Democracynow.org - Democracy Now!, is an independent global news hour that airs weekdays on 1,300+ TV and radio stations Monday through Friday. Watch our livestream 8-9am:Democracy Now." 

Source:Democracy Now- meet the House Republican Leadership. But only if you want to. Absolutely no pressure whatsoever.

From Democracy Now 

After spending a few months trying to lead the Tea Party and rest of the House Republican Conference, (which might be harder than trying to lead a pack of wild horses for the very first time) new Speaker of the House Paul Ryan might be looking for an escape tunnel in the Speaker’s office: 

“What have I gotten myself into? I can’t lead these people, no one can. It’s like trying to tell Anarchists what to do.” Speaker Ryan’s first quote walking into his first House Republican Conference meeting as Speaker. Well, according to The Onion anyway. But The Onion is more reliable than Fox News and MSNBC combined. (Which  might not be saying anything)

Speaker Ryan, is going to have to lead a pack of wild wolves and get them to do things that they see as sinful: like funding government agencies, because you have to know that the House Tea Party Caucus, doesn’t believe in governing. Even though they supposedly serve in government. Just one of their ironies. He’s going to have to lead a Republican Conference that has no problems shutting down the government, even if it means getting exactly what they don’t want at the end of the day.
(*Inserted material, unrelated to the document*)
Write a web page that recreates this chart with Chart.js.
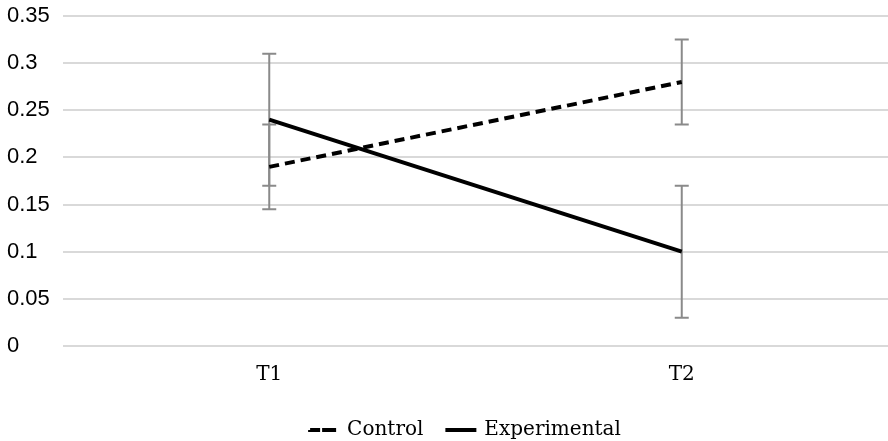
<!DOCTYPE html>
<html>
<head>
<meta charset="utf-8">
<script src="https://cdn.jsdelivr.net/npm/chart.js@4"></script>
<style>
  html, body { margin: 0; padding: 0; background: #fff; }
  #wrap { width: 888px; height: 441px; }
</style>
</head>
<body>
<div id="wrap"><canvas id="myLineChart"></canvas></div>
<script>
const categories = ['T1', 'T2'];
const controlMeans = [0.19, 0.28];
const controlErrors = [0.045, 0.045];
const experimentalMeans = [0.24, 0.10];
const experimentalErrors = [0.07, 0.07];
const yMin = 0, yMax = 0.35, yStep = 0.05;

// error bars drawn through the chart's own scales, under the lines
const errorBars = {
    id: 'errorBars',
    beforeDatasetsDraw(chart) {
        const ctx = chart.ctx;
        const x = chart.scales.x, y = chart.scales.y;
        ctx.save();
        ctx.strokeStyle = '#8a8a8a';
        ctx.lineWidth = 2;
        chart.data.datasets.forEach(ds => {
            ds.data.forEach((v, i) => {
                const e = ds.errors[i];
                const px = x.getPixelForValue(i);
                const top = y.getPixelForValue(v + e);
                const bot = y.getPixelForValue(v - e);
                ctx.beginPath();
                ctx.moveTo(px, top); ctx.lineTo(px, bot);
                ctx.moveTo(px - 7, top); ctx.lineTo(px + 7, top);
                ctx.moveTo(px - 7, bot); ctx.lineTo(px + 7, bot);
                ctx.stroke();
            });
        });
        ctx.restore();
    }
};

// legend sits a little right of centre in the original
const legendShift = {
    id: 'legendShift',
    afterLayout(chart) {
        chart.legend.left += 18;
        chart.legend.right += 18;
    }
};

const ctx = document.getElementById('myLineChart').getContext('2d');
new Chart(ctx, {
    type: 'line',
    data: {
        labels: categories,
        datasets: [{
            label: 'Control',
            data: controlMeans,
            errors: controlErrors,
            borderColor: '#000',
            backgroundColor: '#000',
            borderWidth: 4,
            borderDash: [10, 6],
            pointRadius: 0,
            tension: 0
        }, {
            label: 'Experimental',
            data: experimentalMeans,
            errors: experimentalErrors,
            borderColor: '#000',
            backgroundColor: '#000',
            borderWidth: 4,
            pointRadius: 0,
            tension: 0
        }]
    },
    options: {
        responsive: true,
        maintainAspectRatio: false,
        animation: false,
        layout: { padding: { top: 16, right: 0, bottom: -9, left: 7 } },
        plugins: {
            tooltip: { enabled: false },
            legend: {
                position: 'bottom',
                labels: {
                    boxWidth: 27,
                    boxHeight: 0.01,
                    color: '#000',
                    padding: 24,
                    font: { family: 'DejaVu Serif', size: 20 }
                }
            }
        },
        scales: {
            x: {
                offset: true,
                grid: { display: false },
                border: { display: false },
                ticks: { color: '#000', padding: 9, font: { family: 'DejaVu Serif', size: 20 } }
            },
            y: {
                min: yMin,
                max: yMax,
                afterFit(scale) { scale.width = 56; scale.paddingTop = 0; },
                grid: { color: '#d9d9d9', lineWidth: 2, drawTicks: false },
                border: { display: false },
                ticks: {
                    stepSize: yStep,
                    crossAlign: 'far',
                    color: '#000',
                    padding: 14,
                    font: { family: 'Liberation Sans', size: 22 },
                    callback: v => String(+v.toFixed(2))
                }
            }
        }
    },
    plugins: [errorBars, legendShift]
});
</script>
</body>
</html>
Paul Ryan, is no longer chairing the House Budget Committee or the Ways and Means Committee, where he can get away with passing legislation that will pass with only Republican votes in committee and then pass on the House floor on a party-line as well. And watch it die in the Senate like fish out of water. As Speaker, Ryan is responsible for passing legislation that can become law, pass the Senate and then be signed by the President as well and of course passed in the House. And that means working with who the Tea Party sees as a Socialist Muslim Devil. Who secretly funds ISIS to kill Americans. Thats right, President Barack Obama. According to The Onion, I mean Tea Party.
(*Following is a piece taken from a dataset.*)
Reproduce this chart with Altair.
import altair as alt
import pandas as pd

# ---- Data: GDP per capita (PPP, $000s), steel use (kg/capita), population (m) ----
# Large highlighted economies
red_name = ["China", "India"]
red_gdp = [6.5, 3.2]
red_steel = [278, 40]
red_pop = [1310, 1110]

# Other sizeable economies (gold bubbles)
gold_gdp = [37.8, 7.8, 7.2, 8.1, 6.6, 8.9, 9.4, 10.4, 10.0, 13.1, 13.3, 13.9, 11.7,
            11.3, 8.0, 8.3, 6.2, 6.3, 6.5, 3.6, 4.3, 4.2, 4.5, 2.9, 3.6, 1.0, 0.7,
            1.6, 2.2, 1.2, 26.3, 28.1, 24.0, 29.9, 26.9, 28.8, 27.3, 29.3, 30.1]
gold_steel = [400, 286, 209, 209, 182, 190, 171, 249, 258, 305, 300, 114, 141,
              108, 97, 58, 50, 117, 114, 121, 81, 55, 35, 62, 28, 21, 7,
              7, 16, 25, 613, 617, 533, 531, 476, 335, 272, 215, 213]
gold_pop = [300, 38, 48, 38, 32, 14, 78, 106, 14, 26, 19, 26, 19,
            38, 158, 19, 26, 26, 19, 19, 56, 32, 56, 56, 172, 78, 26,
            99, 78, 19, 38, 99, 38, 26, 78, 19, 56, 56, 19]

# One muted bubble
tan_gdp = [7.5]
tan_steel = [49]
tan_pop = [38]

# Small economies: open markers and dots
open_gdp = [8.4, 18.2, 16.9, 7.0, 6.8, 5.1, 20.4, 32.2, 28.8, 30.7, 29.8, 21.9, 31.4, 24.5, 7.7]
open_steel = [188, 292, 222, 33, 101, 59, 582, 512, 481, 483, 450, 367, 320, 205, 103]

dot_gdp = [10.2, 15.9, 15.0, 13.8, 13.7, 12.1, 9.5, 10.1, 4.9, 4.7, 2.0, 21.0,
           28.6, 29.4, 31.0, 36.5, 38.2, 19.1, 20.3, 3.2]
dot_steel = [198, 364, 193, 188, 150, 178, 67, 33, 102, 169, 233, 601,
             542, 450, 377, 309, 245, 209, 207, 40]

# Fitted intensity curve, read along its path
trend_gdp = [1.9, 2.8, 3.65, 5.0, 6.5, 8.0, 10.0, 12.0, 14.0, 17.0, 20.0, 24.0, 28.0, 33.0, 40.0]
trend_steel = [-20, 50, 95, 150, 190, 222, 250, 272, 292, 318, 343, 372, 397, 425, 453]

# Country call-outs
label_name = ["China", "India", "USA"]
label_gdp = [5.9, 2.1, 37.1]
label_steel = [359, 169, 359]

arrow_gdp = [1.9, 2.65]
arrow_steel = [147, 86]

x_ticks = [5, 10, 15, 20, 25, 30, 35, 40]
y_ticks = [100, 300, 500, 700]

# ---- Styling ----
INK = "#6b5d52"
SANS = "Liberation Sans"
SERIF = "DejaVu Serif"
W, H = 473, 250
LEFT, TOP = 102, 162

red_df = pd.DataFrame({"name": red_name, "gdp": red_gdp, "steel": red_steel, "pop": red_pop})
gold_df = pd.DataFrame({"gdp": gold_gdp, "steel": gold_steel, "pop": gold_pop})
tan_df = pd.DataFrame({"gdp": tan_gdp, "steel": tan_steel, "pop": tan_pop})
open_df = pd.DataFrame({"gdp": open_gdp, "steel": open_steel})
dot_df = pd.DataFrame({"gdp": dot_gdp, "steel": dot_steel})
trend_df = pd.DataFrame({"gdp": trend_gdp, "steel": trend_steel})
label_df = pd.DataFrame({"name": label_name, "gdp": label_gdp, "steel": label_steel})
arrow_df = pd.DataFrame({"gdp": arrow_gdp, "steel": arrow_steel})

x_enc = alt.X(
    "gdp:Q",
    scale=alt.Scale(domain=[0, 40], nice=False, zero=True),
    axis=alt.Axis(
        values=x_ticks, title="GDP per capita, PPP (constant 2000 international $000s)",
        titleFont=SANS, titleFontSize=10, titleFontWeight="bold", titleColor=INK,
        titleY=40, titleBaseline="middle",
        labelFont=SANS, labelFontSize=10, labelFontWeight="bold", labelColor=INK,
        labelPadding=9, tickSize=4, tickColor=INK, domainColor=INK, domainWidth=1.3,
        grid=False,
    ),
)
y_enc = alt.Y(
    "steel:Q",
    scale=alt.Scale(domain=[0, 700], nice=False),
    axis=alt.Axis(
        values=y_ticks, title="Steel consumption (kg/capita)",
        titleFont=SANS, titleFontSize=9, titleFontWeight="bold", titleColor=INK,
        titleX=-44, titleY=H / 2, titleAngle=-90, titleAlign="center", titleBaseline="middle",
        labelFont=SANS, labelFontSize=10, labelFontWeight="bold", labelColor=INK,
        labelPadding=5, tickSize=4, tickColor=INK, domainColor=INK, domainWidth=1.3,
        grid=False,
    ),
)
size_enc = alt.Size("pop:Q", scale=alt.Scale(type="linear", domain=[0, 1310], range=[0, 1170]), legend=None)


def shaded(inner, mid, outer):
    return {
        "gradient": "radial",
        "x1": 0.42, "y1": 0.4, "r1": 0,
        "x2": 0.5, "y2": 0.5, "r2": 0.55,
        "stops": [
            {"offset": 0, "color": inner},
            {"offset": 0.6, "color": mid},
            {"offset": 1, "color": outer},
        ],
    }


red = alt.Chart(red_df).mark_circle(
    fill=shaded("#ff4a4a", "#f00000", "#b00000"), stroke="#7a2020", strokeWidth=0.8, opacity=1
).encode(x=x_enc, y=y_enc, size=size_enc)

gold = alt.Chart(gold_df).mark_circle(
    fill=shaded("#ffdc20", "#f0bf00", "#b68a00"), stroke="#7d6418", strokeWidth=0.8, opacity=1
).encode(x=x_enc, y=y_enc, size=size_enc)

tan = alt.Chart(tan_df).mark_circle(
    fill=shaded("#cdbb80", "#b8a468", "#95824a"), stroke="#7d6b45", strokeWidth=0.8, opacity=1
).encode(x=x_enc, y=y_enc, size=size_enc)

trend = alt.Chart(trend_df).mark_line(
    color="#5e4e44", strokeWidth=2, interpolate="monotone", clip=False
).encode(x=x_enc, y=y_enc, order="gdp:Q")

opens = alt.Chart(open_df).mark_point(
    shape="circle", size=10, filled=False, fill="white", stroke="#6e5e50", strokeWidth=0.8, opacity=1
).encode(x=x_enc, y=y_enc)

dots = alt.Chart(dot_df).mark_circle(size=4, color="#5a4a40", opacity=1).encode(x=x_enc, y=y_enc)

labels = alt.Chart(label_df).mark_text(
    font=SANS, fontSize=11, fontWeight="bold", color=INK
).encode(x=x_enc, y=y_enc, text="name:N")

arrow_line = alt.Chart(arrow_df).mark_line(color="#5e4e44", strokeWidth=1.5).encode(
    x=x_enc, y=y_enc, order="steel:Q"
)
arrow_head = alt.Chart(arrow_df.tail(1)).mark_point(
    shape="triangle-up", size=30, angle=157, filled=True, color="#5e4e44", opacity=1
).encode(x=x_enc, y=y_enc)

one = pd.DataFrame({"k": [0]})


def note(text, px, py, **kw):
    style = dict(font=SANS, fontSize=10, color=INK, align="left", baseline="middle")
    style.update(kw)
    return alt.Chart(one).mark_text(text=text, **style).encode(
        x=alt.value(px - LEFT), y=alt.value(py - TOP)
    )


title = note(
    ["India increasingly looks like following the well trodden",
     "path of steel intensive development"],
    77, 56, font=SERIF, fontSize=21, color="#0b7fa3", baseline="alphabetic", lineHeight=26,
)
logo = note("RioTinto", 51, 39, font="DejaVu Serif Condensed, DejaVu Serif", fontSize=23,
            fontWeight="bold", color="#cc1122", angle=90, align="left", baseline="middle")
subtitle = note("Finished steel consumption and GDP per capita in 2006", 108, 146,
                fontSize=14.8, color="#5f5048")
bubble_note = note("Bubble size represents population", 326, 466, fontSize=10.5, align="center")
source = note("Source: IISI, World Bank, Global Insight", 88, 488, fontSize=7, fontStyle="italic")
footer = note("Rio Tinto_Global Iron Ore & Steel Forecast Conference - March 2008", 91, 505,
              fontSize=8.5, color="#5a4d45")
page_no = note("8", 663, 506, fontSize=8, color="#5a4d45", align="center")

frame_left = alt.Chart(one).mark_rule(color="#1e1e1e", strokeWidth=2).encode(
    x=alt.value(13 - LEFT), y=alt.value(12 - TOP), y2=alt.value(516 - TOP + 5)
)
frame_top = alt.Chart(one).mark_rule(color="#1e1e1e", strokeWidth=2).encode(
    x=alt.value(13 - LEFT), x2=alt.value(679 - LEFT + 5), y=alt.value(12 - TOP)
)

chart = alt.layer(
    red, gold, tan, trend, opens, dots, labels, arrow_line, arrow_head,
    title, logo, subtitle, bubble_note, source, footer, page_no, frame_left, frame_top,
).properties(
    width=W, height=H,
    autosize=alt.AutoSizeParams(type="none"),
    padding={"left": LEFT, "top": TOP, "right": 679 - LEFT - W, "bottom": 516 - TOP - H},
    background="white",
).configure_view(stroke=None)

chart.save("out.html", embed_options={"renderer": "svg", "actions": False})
And to do these things Speaker Ryan is going to have to do a couple of things that are seen as four-letter cuss words with the Tea Party: govern and compromise with Democrats. (Even though govern has six letters and compromise has ten letters, a little Tea Party math for you) And these things won’t be easy for him to do. The Tea Party sees themselves as Middle Eastern dictators, even though most of them are of Anglo-Saxon Protestant background and are House backbenchers. Not even freshman senators and live by the childish code: “If I can’t have that house, burn it down.”

It’s not so much Paul Ryan I’m making fun, but the people he’s now responsible for leading. Ryan, I believe is a good, intelligent, man who sees himself as a legislature who may end up dying in Congress even if his whole career is in the House, because he loves it so much and wants to do the right things. But like with football, a coach is only as good as his staff and his players. Then it's up to him to get the most out of what he has to work with. And like with Congress, a leader is only as good as his staff, his leadership team, his committee chairman, and his troops.

Trying to get the Tea Party to compromise on anything is like trying to tell kids they can’t have cake for dinner and have to do their homework before they play video games. Speaker Ryan is going to hand his hands full and I wish him the best. Because for government to work, he’s going to have to be able to work with Democrats and then sell that to his troops. He’s going to have to tell his troops to vote to fund government agencies that the Tea Party believes doesn’t exist, at least in the U.S. Constitution. Which is like trying to sell broccoli for desert and doing your homework for fun to ten-year olds. 

Let's wish the new Speaker the best, he’s going to need it as well as the luck of the Wisconsin Irish and perhaps some Jack Daniels whisky as well.